The claimant contended that she and her husband had permanently separated.

However, HMRC submitted that checks showed that the husband had the same address as the claimant for PAYE, tax and social security purposes, had applied for credit from that address and was jointly liable with her on the mortgage over the property so that:

“as a consequence HMRC had to consider whether [the claimant and her husband] were living together as husband and wife”.

In setting aside the tribunal’s decision, Upper tribunal Judge Ovey says that:

“I do not need to consider the separation test in detail, given HMRC’s support for this appeal.  It has recently been considered by the Upper Tribunal in HMRC v. PD [2012] UKUT 230 (AAC) and DG v. HMRC (TC) [2013] UKUT 0631 (AAC), in both of which cases it was decided that a married couple living in the same house were separated for the purposes of s.3(3) and (5A).”

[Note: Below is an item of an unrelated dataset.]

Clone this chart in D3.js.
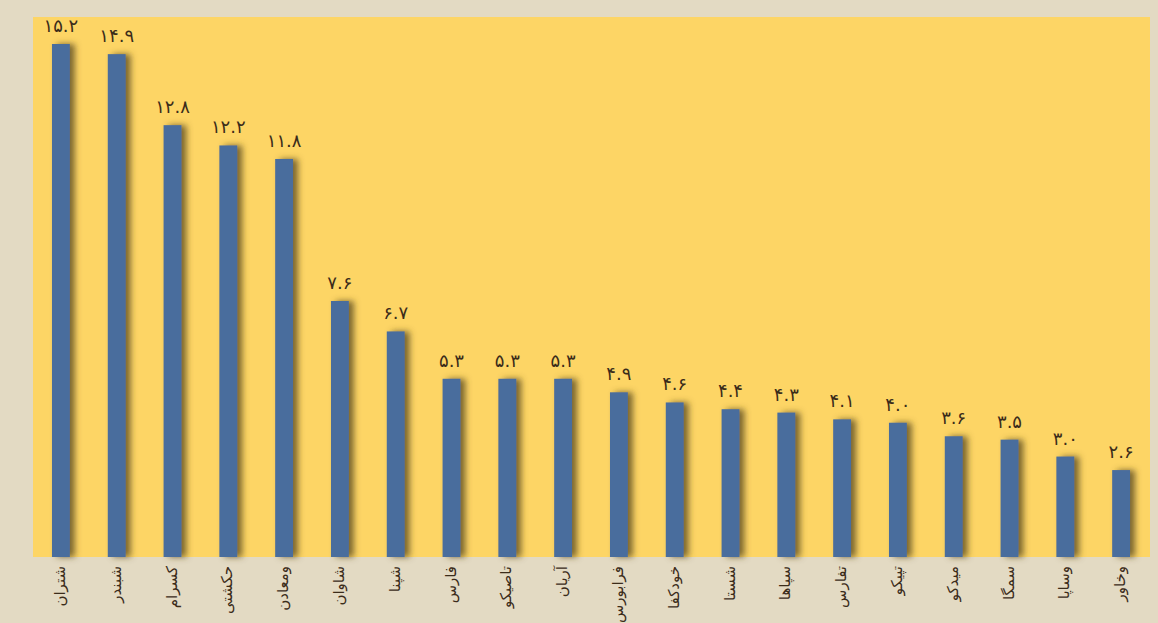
<!DOCTYPE html>
<html>
<head>
<meta charset="utf-8">
<script src="https://cdn.jsdelivr.net/npm/d3@7"></script>
<style>
  html, body { margin: 0; padding: 0; background: #e3dac3; }
  svg { display: block; }
</style>
</head>
<body>
<div id="chart"></div>
<script>
// companies, left to right
const companies = ["شتران", "شبندر", "کسرام", "حکشتی", "ومعادن", "شاوان", "شپنا", "فارس", "تاصیکو", "آریان",
  "فرابورس", "خودکفا", "شستا", "سپاها", "تفارس", "تپیکو", "میدکو", "سمگا", "وساپا", "وخاور"];
const values = [15.2, 14.9, 12.8, 12.2, 11.8, 7.6, 6.7, 5.3, 5.3, 5.3,
  4.9, 4.6, 4.4, 4.3, 4.1, 4.0, 3.6, 3.5, 3.0, 2.6];

const width = 1158;
const height = 623;
const plot = { left: 33, right: 1150, top: 17, bottom: 557 };

const fa = d3.format(".1f");
const toPersian = s => s.replace(/[0-9]/g, d => "۰۱۲۳۴۵۶۷۸۹"[+d]);

const svg = d3.select("#chart")
  .append("svg")
  .attr("width", width)
  .attr("height", height);

const defs = svg.append("defs");
const shadow = defs.append("filter")
  .attr("id", "shadow")
  .attr("x", "-50%").attr("y", "-10%")
  .attr("width", "250%").attr("height", "120%");
shadow.append("feDropShadow")
  .attr("dx", 5).attr("dy", 0)
  .attr("stdDeviation", 3)
  .attr("flood-color", "#5a4a20")
  .attr("flood-opacity", 0.8);

// yellow plot background
svg.append("rect")
  .attr("x", plot.left)
  .attr("y", plot.top)
  .attr("width", plot.right - plot.left)
  .attr("height", plot.bottom - plot.top)
  .attr("fill", "#fdd565");

const x = d3.scaleBand()
  .domain(companies)
  .range([33, 1149])
  .paddingInner(0.68)
  .paddingOuter(0.34);

const y = d3.scaleLinear()
  .domain([0, 15.2])
  .range([558, 44]);

const data = companies.map((c, i) => ({ name: c, value: values[i] }));

// bars
svg.selectAll(".bar")
  .data(data)
  .enter()
  .append("rect")
  .attr("class", "bar")
  .attr("x", d => x(d.name))
  .attr("y", d => y(d.value))
  .attr("width", x.bandwidth())
  .attr("height", d => plot.bottom - y(d.value))
  .attr("fill", "#4a6d9d")
  .attr("filter", "url(#shadow)");

// value labels
svg.selectAll(".val")
  .data(data)
  .enter()
  .append("text")
  .attr("class", "val")
  .attr("x", d => x(d.name) + x.bandwidth() / 2)
  .attr("y", d => y(d.value) - 12)
  .attr("text-anchor", "middle")
  .attr("font-family", "DejaVu Sans, sans-serif")
  .attr("font-size", 18)
  .attr("letter-spacing", 3.5)
  .attr("fill", "#3b2c1a")
  .text(d => toPersian(fa(d.value)));

// category labels, rotated
svg.selectAll(".cat")
  .data(data)
  .enter()
  .append("text")
  .attr("class", "cat")
  .attr("transform", d => `translate(${x(d.name) + x.bandwidth() / 2 + 4},566) rotate(-90)`)
  .attr("text-anchor", "end")
  .attr("font-family", "DejaVu Sans, sans-serif")
  .attr("font-size", 15)
  .attr("fill", "#3b2c1a")
  .text(d => d.name);
</script>
</body>
</html>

However, she adds that caution should be exercised as to reliance on the “financial footprint” where the question concerns separation between a husband and wife:

“Financial support may be significant when considering whether an unmarried couple have a relationship akin to that of husband and wife living together. In the converse case of separation between husband and wife, it is very likely that there will have been financial support and dependence, or interdependence, taking such forms as a joint mortgage, joint bank accounts, joint names on utility bills and so on. 

The fact that names may not have been changed may be attributable as much to inertia as to lack of separation, at least where there is no immediate practical consequence.  In the case of a joint mortgage it may well not readily be possible to remove one party from the mortgage.  The continued use of the former matrimonial home as an address for official correspondence and other postal purposes may also be explained by practical convenience, especially if, as the claimant says is the case here, one party has no convenient alternative permanent address.”

In its statement of reasons, the tribunal said:

“In cases of this nature the onus is very definitely on the appellant to satisfy the revenue and the tribunal that she was likely to be permanently separated from her husband in order to be able to claim tax credits in a single capacity.

 A mere written statement that her husband was living in a caravan or staying with friends is insufficient to discharge the burden that rests with her.  She was given the opportunity to present information to show her financial independence which would have persisted (sic) the revenue in reaching a decision.  She did not avail herself of that opportunity.”

However, Judge Ovey holds that in this the tribunal had erred as the onus was on HMRC to show that the claimant had not separated given that the decision was to terminate an award of tax credits and was not a decision on a new claim. 

Instead, Judge Ovey makes the decision which the tribunal ought to have given namely, that the respondent did not discharge the burden of showing that the Appellant did not satisfy the entitlement conditions for tax credits as a single person in the tax year 2010-2011 so that the appeal against the HMRC’s is allowed.